The optical sensor according to this invention so far described is operable in any of an interference enhanced reflection method, a surface plasma resonance method and a waveguide mode method, similarly to conventional optical sensors.

As will be apparent from the foregoing detailed description with reference to several embodiments, this invention produces particular effects as follows by virtue of a predetermined portion including the light path from the light source to the light receiving element through the sensor chip formed of a transparent material:

(1) since the transparent material is also filled in interstices in the predetermined portion including the light path from the light source to the light receiving element through the sensor chip, noise causing materials such as dust, water droplets, or the like are prevented from being produced in or introducing into the light path from the light source to the light receiving element through the sensor chip, so that the optical sensor is not interfered by the noise causing materials. In addition, since the optical sensor can be installed in any desired place, and a noise component is largely reduced in a signal output from the light receiving element to correspondingly improve the resolution of the sensor, the optical sensor can detect even the existence of a very small amount of chemical material;

(2) not only the freedom of designing the optical sensor is increased with respect to the geometric positioning of the light source and other optics, but also the optics can be mounted at predetermined positions in a high accuracy; and

(3) the optical sensor provides for a reduction in the number of parts, simplified manufacturing steps, labor-saving, and consequently a reduction in manufacturing cost.

Claims

13What is claimed is:

1. An optical sensor comprising: a sensor chip having a polymer thin film which exhibits a change in a physical or chemical property due to an interaction with a chemical material; a light source for emitting light for irradiating said sensor chip therewith; a light receiving element positioned to receive light emitted from said light source and reflected off said sensor chip; and a housing for holding said sensor chip, said light source and said light receiving element at predetermined positions, said housing having a portion including a light path through which light from said light source is reflected off said sensor chip and reaches said light receiving element, said portion being formed of a light transmitting resin having a refractive index difference between said resin and the substrate of the sensorchip being 0.01 or less.
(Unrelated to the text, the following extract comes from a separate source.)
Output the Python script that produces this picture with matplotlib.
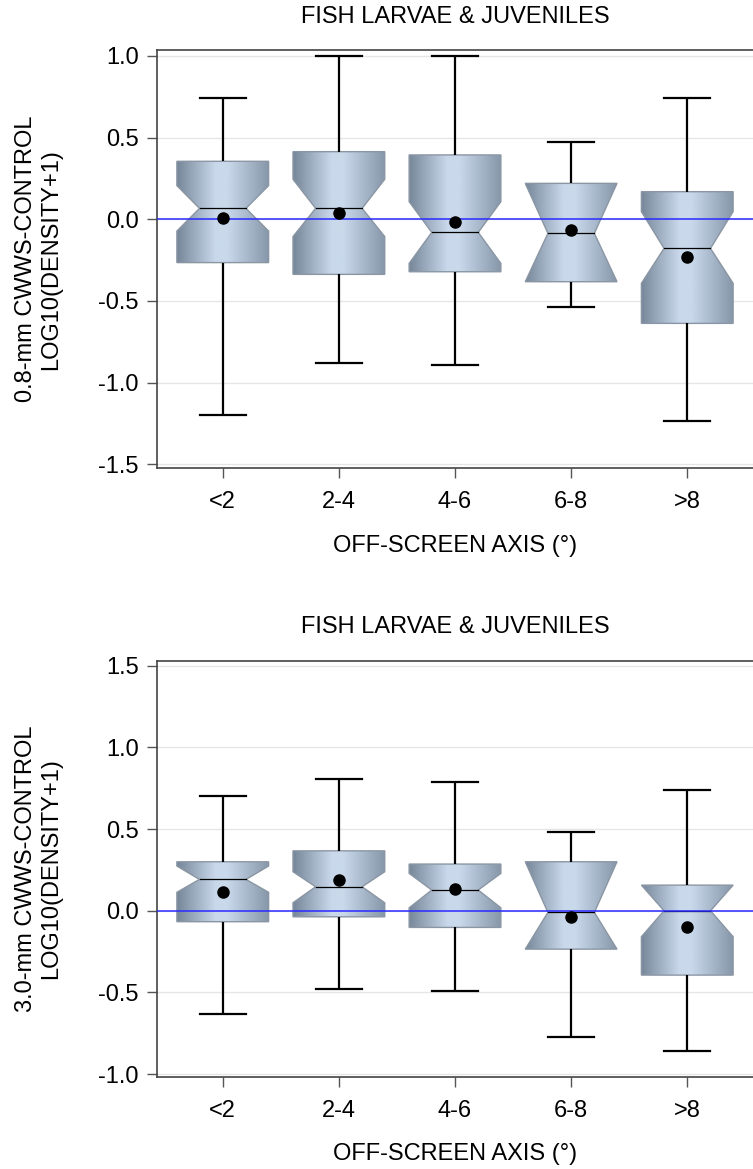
import numpy as np
import matplotlib.pyplot as plt
from matplotlib.colors import LinearSegmentedColormap
from matplotlib.patches import Polygon

plt.rcParams['font.family'] = ['Liberation Sans', 'DejaVu Sans']

cats = ['<2', '2-4', '4-6', '6-8', '>8']

# top panel: 0.8-mm CWWS minus control, log10(density+1)
top_whislo = [-1.20, -0.88, -0.89, -0.535, -1.235]
top_q1 = [-0.265, -0.337, -0.321, -0.382, -0.637]
top_notch_lo = [-0.072, -0.106, -0.27, -0.382, -0.392]
top_med = [0.067, 0.067, -0.080, -0.086, -0.178]
top_notch_hi = [0.206, 0.245, 0.108, 0.220, 0.047]
top_q3 = [0.355, 0.414, 0.394, 0.220, 0.169]
top_whishi = [0.744, 1.0, 1.0, 0.475, 0.740]
top_mean = [0.010, 0.040, -0.018, -0.065, -0.233]

# bottom panel: 3.0-mm CWWS minus control
bot_whislo = [-0.633, -0.479, -0.490, -0.772, -0.857]
bot_q1 = [-0.067, -0.037, -0.102, -0.235, -0.394]
bot_notch_lo = [0.113, 0.049, 0.018, -0.235, -0.159]
bot_med = [0.192, 0.147, 0.127, -0.010, 0.0]
bot_notch_hi = [0.274, 0.239, 0.229, 0.300, 0.157]
bot_q3 = [0.300, 0.367, 0.286, 0.300, 0.157]
bot_whishi = [0.704, 0.805, 0.786, 0.484, 0.739]
bot_mean = [0.113, 0.188, 0.133, -0.040, -0.102]

box_cmap = LinearSegmentedColormap.from_list(
    'box', [(0.0, '#77879a'), (0.42, '#c9d9eb'), (0.55, '#c9d9eb'), (1.0, '#8797aa')])
grad = np.linspace(0, 1, 256).reshape(1, -1)


def notched_box(ax, x, lo, q1, nlo, med, nhi, q3, hi, mean, w=0.79, nw=0.40):
    # outline: right side top->bottom, then left side bottom->top
    right = [(x + w / 2, q3)]
    if nhi < q3:
        right.append((x + w / 2, nhi))
    right.append((x + nw / 2, med))
    if nlo > q1:
        right.append((x + w / 2, nlo))
    right.append((x + w / 2, q1))
    left = [(2 * x - px, py) for px, py in right[::-1]]
    poly = Polygon(right + left, closed=True, facecolor='none',
                   edgecolor='#8a96a3', lw=1.0, zorder=3)
    ax.add_patch(poly)
    im = ax.imshow(grad, cmap=box_cmap, extent=(x - w / 2, x + w / 2, q1, q3),
                   aspect='auto', zorder=2, interpolation='bilinear')
    im.set_clip_path(poly)
    # whiskers + caps
    ax.plot([x, x], [q3, hi], color='black', lw=1.6, zorder=3, solid_capstyle='butt')
    ax.plot([x, x], [q1, lo], color='black', lw=1.6, zorder=3, solid_capstyle='butt')
    ax.plot([x - 0.2, x + 0.2], [hi, hi], color='black', lw=1.6, zorder=3)
    ax.plot([x - 0.2, x + 0.2], [lo, lo], color='black', lw=1.6, zorder=3)
    ax.plot([x - nw / 2, x + nw / 2], [med, med], color='black', lw=0.9, zorder=4)
    ax.plot([x], [mean], 'o', color='black', ms=8, zorder=5)


def panel(ax, whislo, q1, nlo, med, nhi, q3, whishi, mean, ylim, ylabel):
    pos = np.arange(1, len(cats) + 1)
    for i in range(len(cats)):
        notched_box(ax, pos[i], whislo[i], q1[i], nlo[i], med[i], nhi[i],
                    q3[i], whishi[i], mean[i])
    ax.axhline(0, color='#2a2aff', lw=1.1, zorder=4)
    ax.set_xlim(0.434, 5.566)
    ax.set_ylim(*ylim)
    ax.set_xticks(pos)
    ax.set_xticklabels(cats)
    ax.yaxis.grid(True, color='#e6e6e6', lw=1.0, zorder=0)
    ax.set_axisbelow(True)
    for s in ['left', 'top', 'bottom']:
        ax.spines[s].set_color('#444444')
        ax.spines[s].set_linewidth(1.2)
    ax.spines['right'].set_visible(False)
    ax.tick_params(axis='both', length=7.2, width=1, color='#555555', labelsize=17)
    ax.tick_params(axis='x', pad=9)
    ax.tick_params(axis='y', pad=6)
    ax.text(0.5, 1.08, 'FISH LARVAE & JUVENILES', transform=ax.transAxes,
            ha='center', va='center', fontsize=17)
    ax.text(0.5, -0.185, 'OFF-SCREEN AXIS (°)', transform=ax.transAxes,
            ha='center', va='center', fontsize=17)
    ax.text(-0.199, 0.5, ylabel, transform=ax.transAxes, rotation=90,
            ha='center', va='center', multialignment='center', fontsize=17)


fig = plt.figure(figsize=(7.53, 11.69), dpi=100)
ax1 = fig.add_axes([0.2085, 0.5994, 0.7915, 0.3578])
ax2 = fig.add_axes([0.2085, 0.0784, 0.7915, 0.3564])

panel(ax1, top_whislo, top_q1, top_notch_lo, top_med, top_notch_hi, top_q3,
      top_whishi, top_mean, (-1.524, 1.036),
      '0.8-mm CWWS-CONTROL\nLOG10(DENSITY+1)')
ax1.set_yticks([-1.5, -1.0, -0.5, 0.0, 0.5, 1.0])
ax1.set_yticklabels(['-1.5', '-1.0', '-0.5', '0.0', '0.5', '1.0'])

panel(ax2, bot_whislo, bot_q1, bot_notch_lo, bot_med, bot_notch_hi, bot_q3,
      bot_whishi, bot_mean, (-1.02, 1.531),
      '3.0-mm CWWS-CONTROL\nLOG10(DENSITY+1)')
ax2.set_yticks([-1.0, -0.5, 0.0, 0.5, 1.0, 1.5])
ax2.set_yticklabels(['-1.0', '-0.5', '0.0', '0.5', '1.0', '1.5'])

fig.savefig('out.png', dpi=100)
2. An optical sensor according to claim 1 , further comprising optics disposed along the light path from said light source to said sensor chip, said optics including a lens, a mirror, a prism and so on.

3. An optical sensor according to claim 1 or 2, wherein said housing includes: a holding portion for integrally holding said light source, said sensor chip and said light receiving element; and a light transmitting portion formed of said light transmitting resin in contact with an inner surface of said holding portion so as to include said light path.
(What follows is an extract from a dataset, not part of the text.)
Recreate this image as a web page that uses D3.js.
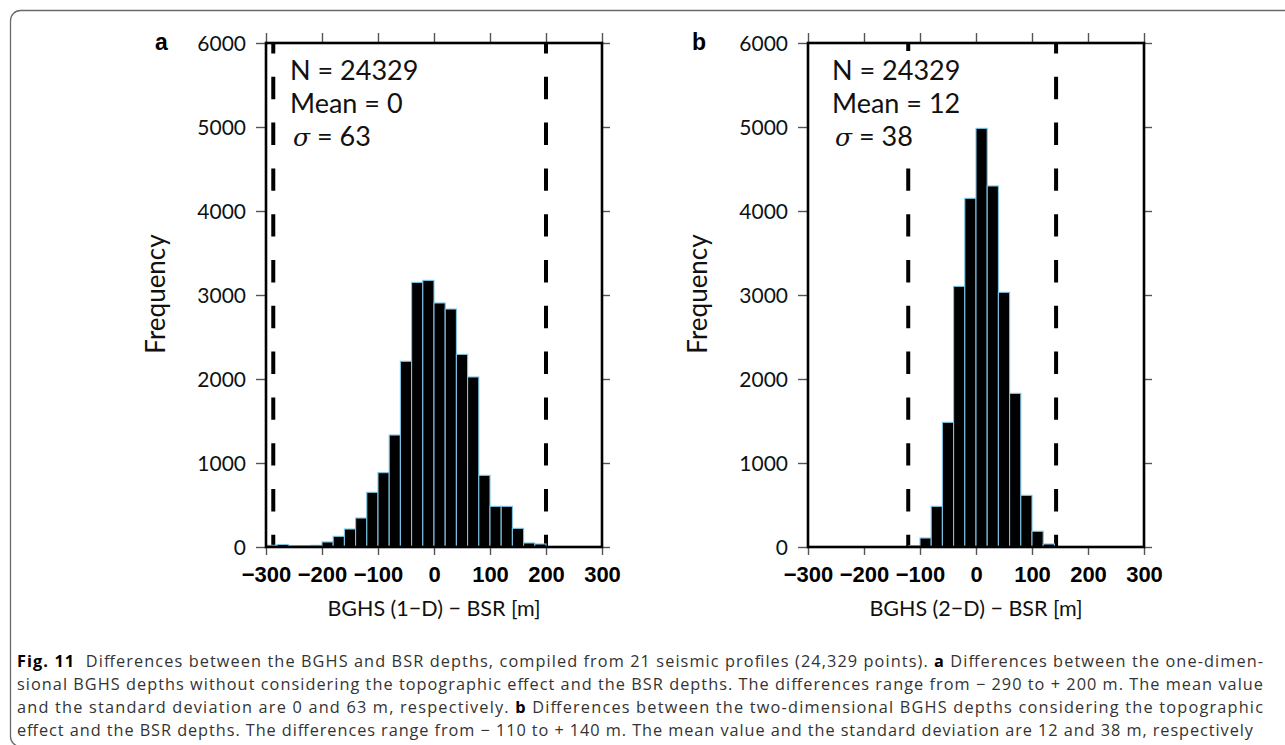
<!DOCTYPE html>
<html>
<head>
<meta charset="utf-8">
<script src="https://cdn.jsdelivr.net/npm/d3@7"></script>
<style>
  html, body { margin: 0; padding: 0; background: #fff; }
  svg { display: block; }
</style>
</head>
<body>
<svg id="chart" width="1285" height="745"></svg>
<script>
// ---------- data ----------
const binWidth = 20;
const binStartA = -300;
const countsA = [20, 30, 15, 15, 20, 60, 127, 214, 345, 651, 885, 1333, 2211, 3150, 3174, 2905, 2833, 2293, 2024, 853, 484, 484, 222, 48, 36];
const binStartB = -120;
const countsB = [15, 107, 484, 1484, 3103, 4151, 4984, 4298, 3032, 1829, 615, 187, 36];
const rangeLinesA = [-287, 200];
const rangeLinesB = [-121, 143];
const xTicks = [-300, -200, -100, 0, 100, 200, 300];
const yTicks = [0, 1000, 2000, 3000, 4000, 5000, 6000];
const panelLabels = ["a", "b"];
const statsA = ["N = 24329", "Mean = 0", "63"];
const statsB = ["N = 24329", "Mean = 12", "38"];
const xTitles = ["BGHS (1\u2212D) \u2212 BSR [m]", "BGHS (2\u2212D) \u2212 BSR [m]"];
const yTitle = "Frequency";
const captionLines = [
  [["b", "Fig. 11"], ["n", "  Differences between the BGHS and BSR depths, compiled from 21 seismic profiles (24,329 points). "], ["b", "a"], ["n", " Differences between the one-dimen-"]],
  [["n", "sional BGHS depths without considering the topographic effect and the BSR depths. The differences range from \u2212 290 to + 200 m. The mean value"]],
  [["n", "and the standard deviation are 0 and 63 m, respectively. "], ["b", "b"], ["n", " Differences between the two-dimensional BGHS depths considering the topographic"]],
  [["n", "effect and the BSR depths. The differences range from \u2212 110 to + 140 m. The mean value and the standard deviation are 12 and 38 m, respectively"]]
];

// ---------- drawing ----------
const svg = d3.select("#chart");
const sans = "Lato, 'Open Sans', sans-serif";
const capFont = "'Open Sans', 'Noto Sans', sans-serif";
const bold = "'Liberation Sans', Arial, sans-serif";

// figure border
svg.append("rect")
  .attr("x", 10.5).attr("y", 10.5)
  .attr("width", 1320).attr("height", 736)
  .attr("rx", 10).attr("ry", 10)
  .attr("fill", "none").attr("stroke", "#6a6a6a").attr("stroke-width", 1.3);

const y = d3.scaleLinear().domain([0, 6000]).range([547, 43]);

function panel(opts) {
  const x = d3.scaleLinear().domain([-300, 300]).range([opts.left, opts.left + 336]);
  const g = svg.append("g");
  const bins = opts.counts.map((c, i) => ({ x0: opts.binStart + i * binWidth, x1: opts.binStart + (i + 1) * binWidth, c }));

  // dashed range lines
  g.selectAll("line.range").data(opts.lines).join("line")
    .attr("class", "range")
    .attr("x1", d => x(d)).attr("x2", d => x(d))
    .attr("y1", y(6000)).attr("y2", y(0))
    .attr("stroke", "#000").attr("stroke-width", 4)
    .attr("stroke-dasharray", "22.4 23.4")
    .attr("stroke-dashoffset", 12);

  // bars
  g.selectAll("rect.bar").data(bins).join("rect")
    .attr("class", "bar")
    .attr("x", d => x(d.x0)).attr("width", d => x(d.x1) - x(d.x0))
    .attr("y", d => y(d.c)).attr("height", d => y(0) - y(d.c))
    .attr("fill", "#000").attr("stroke", "#7cc4e4").attr("stroke-width", 1.1);

  // stats box (white background)
  const tx = x(-300) + 24;
  g.append("rect")
    .attr("x", tx - 5).attr("y", 51)
    .attr("width", opts.boxW).attr("height", 104)
    .attr("fill", "#fff");
  const st = g.append("g").attr("font-family", sans).attr("font-size", 27).attr("fill", "#111");
  st.append("text").attr("x", tx).attr("y", 80).text(opts.stats[0]);
  st.append("text").attr("x", tx).attr("y", 113).text(opts.stats[1]);
  const s3 = st.append("text").attr("x", tx + 3).attr("y", 146);
  s3.append("tspan").attr("font-style", "italic").attr("font-family", "'DejaVu Serif', serif").attr("font-size", 25).text("\u03c3");
  s3.append("tspan").text(" = " + opts.stats[2]);

  // axes ticks
  const tickStyle = sel => {
    sel.select(".domain").remove();
    sel.selectAll(".tick line").attr("stroke", "#555").attr("stroke-width", 1.4);
  };
  const left = g.append("g").attr("transform", `translate(${x(-300)},0)`)
    .call(d3.axisLeft(y).tickValues(yTicks).tickSize(10).tickPadding(10).tickFormat(d3.format("d")));
  tickStyle(left);
  left.selectAll(".tick text").attr("font-family", sans).attr("font-size", 21).attr("fill", "#111").attr("dy", "0.36em");

  const right = g.append("g").attr("transform", `translate(${x(300)},0)`)
    .call(d3.axisRight(y).tickValues(yTicks).tickSize(8).tickFormat(""));
  tickStyle(right);

  const top = g.append("g").attr("transform", `translate(0,${y(6000)})`)
    .call(d3.axisTop(x).tickValues(xTicks).tickSize(10).tickFormat(""));
  tickStyle(top);

  const bottom = g.append("g").attr("transform", `translate(0,${y(0)})`)
    .call(d3.axisBottom(x).tickValues(xTicks).tickSize(8).tickFormat(d => d < 0 ? "\u2212" + Math.abs(d) : String(d)));
  tickStyle(bottom);
  bottom.selectAll(".tick text").attr("font-family", bold).attr("font-weight", "bold")
    .attr("font-size", 22).attr("fill", "#000").attr("y", 35).attr("dy", 0);

  // frame
  g.append("rect")
    .attr("x", x(-300)).attr("y", y(6000))
    .attr("width", x(300) - x(-300)).attr("height", y(0) - y(6000))
    .attr("fill", "none").attr("stroke", "#000").attr("stroke-width", 2.6);

  // panel label
  g.append("text").attr("x", x(-300) - opts.labelOff).attr("y", 50)
    .attr("font-family", bold).attr("font-weight", "bold").attr("font-size", 23).attr("fill", "#000")
    .text(opts.label);

  // y title
  g.append("text")
    .attr("transform", `translate(${x(-300) - 110},294) rotate(-90)`)
    .attr("text-anchor", "middle").attr("dy", "0.35em")
    .attr("font-family", sans).attr("font-size", 26).attr("fill", "#111")
    .text(yTitle);

  // x title
  g.append("text").attr("x", x(0)).attr("y", 616)
    .attr("text-anchor", "middle")
    .attr("font-family", sans).attr("font-size", 21.5).attr("fill", "#111")
    .text(opts.xTitle);
}

panel({ left: 266, counts: countsA, binStart: binStartA, lines: rangeLinesA, stats: statsA, label: panelLabels[0], xTitle: xTitles[0], boxW: 140, labelOff: 111 });
panel({ left: 808, counts: countsB, binStart: binStartB, lines: rangeLinesB, stats: statsB, label: panelLabels[1], xTitle: xTitles[1], boxW: 140, labelOff: 116 });

// caption (justified through word spacing)
const capX0 = 17, capX1 = 1263;
const capBase = [667, 690, 713, 736];
const capWidths = [capX1 - capX0, capX1 - capX0, capX1 - capX0, 1236];
captionLines.forEach((parts, i) => {
  const t = svg.append("text")
    .attr("x", capX0).attr("y", capBase[i])
    .attr("font-family", capFont).attr("font-size", 16.3).attr("fill", "#333")
    .attr("xml:space", "preserve").style("white-space", "pre");
  parts.forEach(([k, s]) => {
    const ts = t.append("tspan").text(s);
    if (k === "b") ts.attr("font-weight", "bold").attr("fill", "#000");
  });
  const natural = t.node().getComputedTextLength();
  const spaces = parts.map(p => p[1]).join("").split(" ").length - 1;
  const extra = (capWidths[i] - natural) / spaces;
  if (extra > -2 && extra < 4) {
    t.attr("word-spacing", extra.toFixed(2));
  } else {
    t.attr("textLength", capWidths[i]).attr("lengthAdjust", "spacing");
  }
});
</script>
</body>
</html>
4. An optical sensor according to claim 2 or 3, wherein said holding portion is opaque, and said light transmitting portion is formed of a light transmitting resin.

5. An optical sensor according to any of claims 2 - 4, wherein said light transmitting portion comprises a light guide path having a predetermined thickness and extending along said light path. 14

6. An optical sensor according to any of claims 2 - 4, wherein said holding portion and said light transmitting portion are formed of the same light transmitting resin.

7. An optical sensor according to any of claims 1 - 6, wherein a difference in refractive index between said light transmitting resin and said sensor chip is 0.001 or less.

8. An optical sensor according to any of claims 1 - 6, wherein said light transmitting portion comprises a combination of a plurality of transparent resins having different refractive indexes.

9. An optical sensor according to any of claims 1 - 8, wherein said optical sensor is operated in accordance with any of an interference enhanced reflection method, a surface plasma resonance method and a waveguide mode method.